Reproduce all the lines exactly as they stand, apart from the pictures.
********
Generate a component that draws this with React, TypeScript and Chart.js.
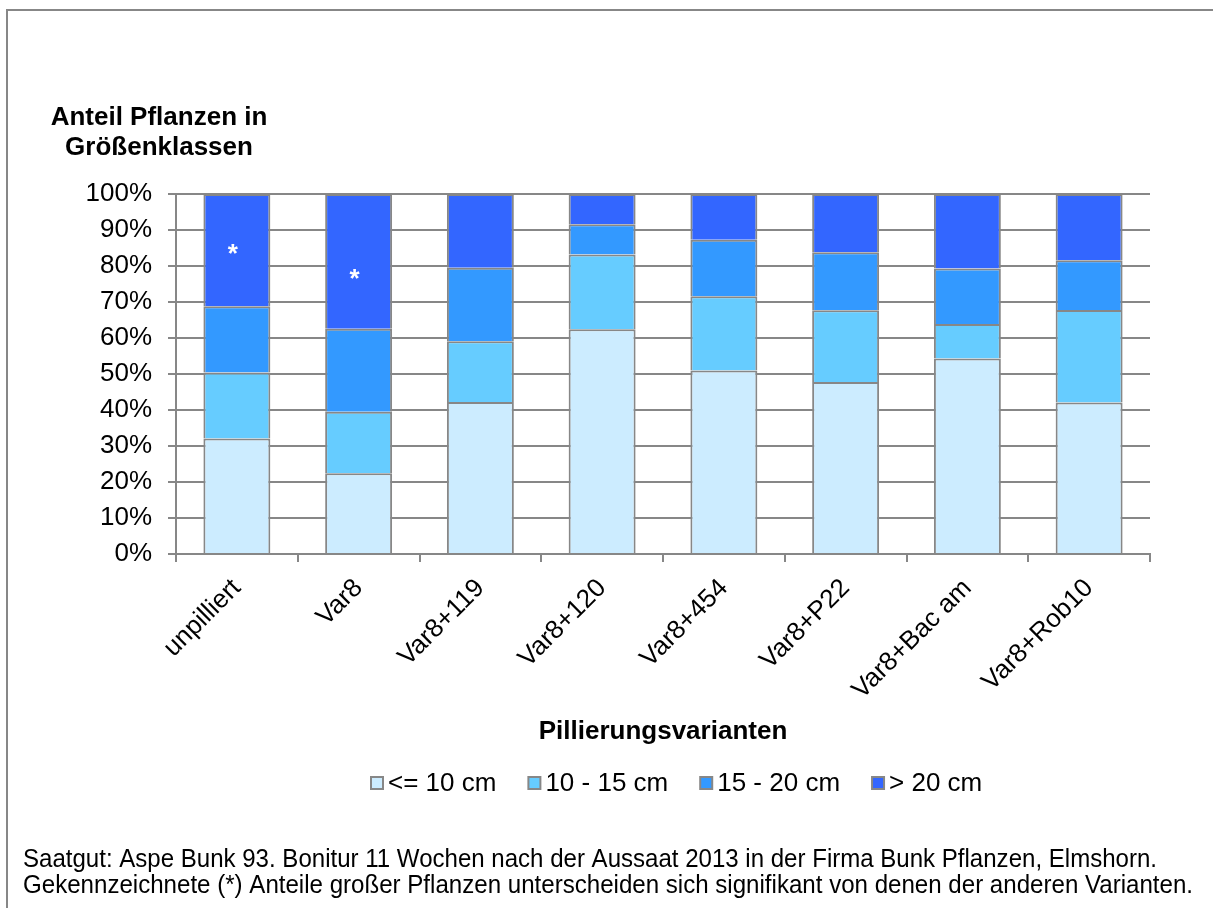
import React, { useEffect, useRef } from "react";
import { Chart, registerables } from "chart.js";

Chart.register(...registerables);

const categories = ["unpilliert", "Var8", "Var8+119", "Var8+120", "Var8+454", "Var8+P22", "Var8+Bac am", "Var8+Rob10"];
const seriesLabels = ["<= 10 cm", "10 - 15 cm", "15 - 20 cm", "> 20 cm"];
const upTo10 = [32.1, 22.4, 42.2, 62.4, 51.0, 47.8, 54.3, 42.1];
const from10to15 = [18.3, 17.1, 16.9, 20.8, 20.6, 19.9, 9.6, 25.7];
const from15to20 = [18.4, 23.1, 20.4, 8.4, 15.7, 16.1, 15.4, 13.8];
const over20 = [31.2, 37.4, 20.5, 8.4, 12.7, 16.2, 20.7, 18.4];
const seriesColors = ["#CCECFF", "#66CCFF", "#3399FF", "#3366FF"];
const significanceMarks = ["*", "*", "", "", "", "", "", ""];
const significanceAt = [84.8, 77.8, 0, 0, 0, 0, 0, 0];
const yTitleLines = ["Anteil Pflanzen in", "Größenklassen"];
const xTitle = "Pillierungsvarianten";
const footnoteLines = [
  "Saatgut: Aspe Bunk 93. Bonitur 11 Wochen nach der Aussaat 2013 in der Firma Bunk Pflanzen, Elmshorn.",
  "Gekennzeichnete (*) Anteile großer Pflanzen unterscheiden sich signifikant von denen der anderen Varianten.",
];

const FONT = '"Liberation Sans", Arial, sans-serif';
const GRAY = "#878787";

const W = 1213;
const H = 908;
const PLOT_LEFT = 176;
const PLOT_RIGHT = 1150;
const PLOT_TOP = 194;
const PLOT_BOTTOM = 554;

const extrasPlugin = {
  id: "extras",
  afterDraw(chart: any) {
    const ctx = chart.ctx as CanvasRenderingContext2D;
    ctx.save();
    // outer frame (left and top edges visible)
    ctx.strokeStyle = GRAY;
    ctx.lineWidth = 2;
    ctx.beginPath();
    ctx.moveTo(7, H + 5);
    ctx.lineTo(7, 10);
    ctx.lineTo(W + 5, 10);
    ctx.stroke();

    // y title
    ctx.fillStyle = "#000";
    ctx.textAlign = "center";
    ctx.textBaseline = "alphabetic";
    ctx.font = `bold 26px ${FONT}`;
    ctx.fillText(yTitleLines[0], 159, 125);
    ctx.fillText(yTitleLines[1], 159, 155);

    // x title
    ctx.fillText(xTitle, 663, 739);

    // legend
    ctx.font = `26px ${FONT}`;
    ctx.textAlign = "left";
    let x = 370;
    chart.data.datasets.forEach((ds: any) => {
      ctx.fillStyle = ds.backgroundColor;
      ctx.fillRect(x + 1, 777, 12, 12);
      ctx.strokeStyle = GRAY;
      ctx.lineWidth = 2;
      ctx.strokeRect(x + 1, 777, 12, 12);
      ctx.fillStyle = "#000";
      const tx = x + 18;
      ctx.fillText(ds.label, tx, 790.5);
      x = tx + ctx.measureText(ds.label).width + 31;
    });

    // footnote
    ctx.font = `25px ${FONT}`;
    ctx.fillText(footnoteLines[0], 23, 867, 1134);
    ctx.fillText(footnoteLines[1], 23, 893, 1170);

    // significance marks
    const xs = chart.scales.x;
    const ys = chart.scales.y;
    ctx.fillStyle = "#fff";
    ctx.textAlign = "center";
    ctx.textBaseline = "middle";
    ctx.font = `bold 26px ${FONT}`;
    significanceMarks.forEach((m, i) => {
      if (!m) return;
      const px = xs.getPixelForValue(i) - 4;
      const py = ys.getPixelForValue(significanceAt[i]);
      ctx.fillText(m, px, py + 6);
    });
    ctx.restore();
  },
};

export default function App() {
  const ref = useRef<HTMLCanvasElement | null>(null);
  useEffect(() => {
    if (!ref.current) return;
    const data = [upTo10, from10to15, from15to20, over20];
    const chart = new Chart(ref.current, {
      type: "bar",
      data: {
        labels: categories,
        datasets: seriesLabels.map((label, i) => ({
          label,
          data: data[i],
          backgroundColor: seriesColors[i],
          borderColor: GRAY,
          borderWidth: 2,
          borderSkipped: "start",
          barPercentage: 0.55,
          categoryPercentage: 1,
        })),
      },
      options: {
        responsive: false,
        animation: false,
        devicePixelRatio: 1,
        layout: { padding: { left: 0, top: PLOT_TOP, right: W - PLOT_RIGHT, bottom: 0 } },
        plugins: { legend: { display: false }, tooltip: { enabled: false }, title: { display: false } },
        scales: {
          x: {
            stacked: true,
            afterFit: (s: any) => {
              s.height = H - PLOT_BOTTOM;
            },
            grid: {
              offset: true,
              drawOnChartArea: false,
              drawTicks: true,
              tickLength: 8,
              color: GRAY,
              lineWidth: 2,
            },
            border: { display: true, color: GRAY, width: 2 },
            ticks: {
              autoSkip: false,
              minRotation: 45,
              maxRotation: 45,
              color: "#000",
              padding: 11,
              font: { family: FONT, size: 26 },
            },
          },
          y: {
            stacked: true,
            min: 0,
            max: 100,
            afterFit: (s: any) => {
              s.width = PLOT_LEFT;
            },
            grid: { color: GRAY, lineWidth: 2, tickLength: 8, drawTicks: true },
            border: { display: true, color: GRAY, width: 2 },
            ticks: {
              stepSize: 10,
              color: "#000",
              padding: 16,
              font: { family: FONT, size: 26 },
              callback: (v: any) => `${v}%`,
            },
          },
        },
      },
      plugins: [extrasPlugin],
    });
    return () => chart.destroy();
  }, []);

  return (
    <div style={{ position: "fixed", left: 0, top: 0, width: W, height: H, overflow: "hidden", background: "#fff" }}>
      <canvas ref={ref} width={W} height={H} style={{ display: "block", width: W, height: H }} />
    </div>
  );
}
********
Response ::
Generate a component that draws this with React, TypeScript and Chart.js.
import React, { useEffect, useRef } from "react";
import { Chart, registerables } from "chart.js";

Chart.register(...registerables);

const categories = ["unpilliert", "Var8", "Var8+119", "Var8+120", "Var8+454", "Var8+P22", "Var8+Bac am", "Var8+Rob10"];
const seriesLabels = ["<= 10 cm", "10 - 15 cm", "15 - 20 cm", "> 20 cm"];
const upTo10 = [32.1, 22.4, 42.2, 62.4, 51.0, 47.8, 54.3, 42.1];
const from10to15 = [18.3, 17.1, 16.9, 20.8, 20.6, 19.9, 9.6, 25.7];
const from15to20 = [18.4, 23.1, 20.4, 8.4, 15.7, 16.1, 15.4, 13.8];
const over20 = [31.2, 37.4, 20.5, 8.4, 12.7, 16.2, 20.7, 18.4];
const seriesColors = ["#CCECFF", "#66CCFF", "#3399FF", "#3366FF"];
const significanceMarks = ["*", "*", "", "", "", "", "", ""];
const significanceAt = [84.8, 77.8, 0, 0, 0, 0, 0, 0];
const yTitleLines = ["Anteil Pflanzen in", "Größenklassen"];
const xTitle = "Pillierungsvarianten";
const footnoteLines = [
  "Saatgut: Aspe Bunk 93. Bonitur 11 Wochen nach der Aussaat 2013 in der Firma Bunk Pflanzen, Elmshorn.",
  "Gekennzeichnete (*) Anteile großer Pflanzen unterscheiden sich signifikant von denen der anderen Varianten.",
];

const FONT = '"Liberation Sans", Arial, sans-serif';
const GRAY = "#878787";

const W = 1213;
const H = 908;
const PLOT_LEFT = 176;
const PLOT_RIGHT = 1150;
const PLOT_TOP = 194;
const PLOT_BOTTOM = 554;

const extrasPlugin = {
  id: "extras",
  afterDraw(chart: any) {
    const ctx = chart.ctx as CanvasRenderingContext2D;
    ctx.save();
    // outer frame (left and top edges visible)
    ctx.strokeStyle = GRAY;
    ctx.lineWidth = 2;
    ctx.beginPath();
    ctx.moveTo(7, H + 5);
    ctx.lineTo(7, 10);
    ctx.lineTo(W + 5, 10);
    ctx.stroke();

    // y title
    ctx.fillStyle = "#000";
    ctx.textAlign = "center";
    ctx.textBaseline = "alphabetic";
    ctx.font = `bold 26px ${FONT}`;
    ctx.fillText(yTitleLines[0], 159, 125);
    ctx.fillText(yTitleLines[1], 159, 155);

    // x title
    ctx.fillText(xTitle, 663, 739);

    // legend
    ctx.font = `26px ${FONT}`;
    ctx.textAlign = "left";
    let x = 370;
    chart.data.datasets.forEach((ds: any) => {
      ctx.fillStyle = ds.backgroundColor;
      ctx.fillRect(x + 1, 777, 12, 12);
      ctx.strokeStyle = GRAY;
      ctx.lineWidth = 2;
      ctx.strokeRect(x + 1, 777, 12, 12);
      ctx.fillStyle = "#000";
      const tx = x + 18;
      ctx.fillText(ds.label, tx, 790.5);
      x = tx + ctx.measureText(ds.label).width + 31;
    });

    // footnote
    ctx.font = `25px ${FONT}`;
    ctx.fillText(footnoteLines[0], 23, 867, 1134);
    ctx.fillText(footnoteLines[1], 23, 893, 1170);

    // significance marks
    const xs = chart.scales.x;
    const ys = chart.scales.y;
    ctx.fillStyle = "#fff";
    ctx.textAlign = "center";
    ctx.textBaseline = "middle";
    ctx.font = `bold 26px ${FONT}`;
    significanceMarks.forEach((m, i) => {
      if (!m) return;
      const px = xs.getPixelForValue(i) - 4;
      const py = ys.getPixelForValue(significanceAt[i]);
      ctx.fillText(m, px, py + 6);
    });
    ctx.restore();
  },
};

export default function App() {
  const ref = useRef<HTMLCanvasElement | null>(null);
  useEffect(() => {
    if (!ref.current) return;
    const data = [upTo10, from10to15, from15to20, over20];
    const chart = new Chart(ref.current, {
      type: "bar",
      data: {
        labels: categories,
        datasets: seriesLabels.map((label, i) => ({
          label,
          data: data[i],
          backgroundColor: seriesColors[i],
          borderColor: GRAY,
          borderWidth: 2,
          borderSkipped: "start",
          barPercentage: 0.55,
          categoryPercentage: 1,
        })),
      },
      options: {
        responsive: false,
        animation: false,
        devicePixelRatio: 1,
        layout: { padding: { left: 0, top: PLOT_TOP, right: W - PLOT_RIGHT, bottom: 0 } },
        plugins: { legend: { display: false }, tooltip: { enabled: false }, title: { display: false } },
        scales: {
          x: {
            stacked: true,
            afterFit: (s: any) => {
              s.height = H - PLOT_BOTTOM;
            },
            grid: {
              offset: true,
              drawOnChartArea: false,
              drawTicks: true,
              tickLength: 8,
              color: GRAY,
              lineWidth: 2,
            },
            border: { display: true, color: GRAY, width: 2 },
            ticks: {
              autoSkip: false,
              minRotation: 45,
              maxRotation: 45,
              color: "#000",
              padding: 11,
              font: { family: FONT, size: 26 },
            },
          },
          y: {
            stacked: true,
            min: 0,
            max: 100,
            afterFit: (s: any) => {
              s.width = PLOT_LEFT;
            },
            grid: { color: GRAY, lineWidth: 2, tickLength: 8, drawTicks: true },
            border: { display: true, color: GRAY, width: 2 },
            ticks: {
              stepSize: 10,
              color: "#000",
              padding: 16,
              font: { family: FONT, size: 26 },
              callback: (v: any) => `${v}%`,
            },
          },
        },
      },
      plugins: [extrasPlugin],
    });
    return () => chart.destroy();
  }, []);

  return (
    <div style={{ position: "fixed", left: 0, top: 0, width: W, height: H, overflow: "hidden", background: "#fff" }}>
      <canvas ref={ref} width={W} height={H} style={{ display: "block", width: W, height: H }} />
    </div>
  );
}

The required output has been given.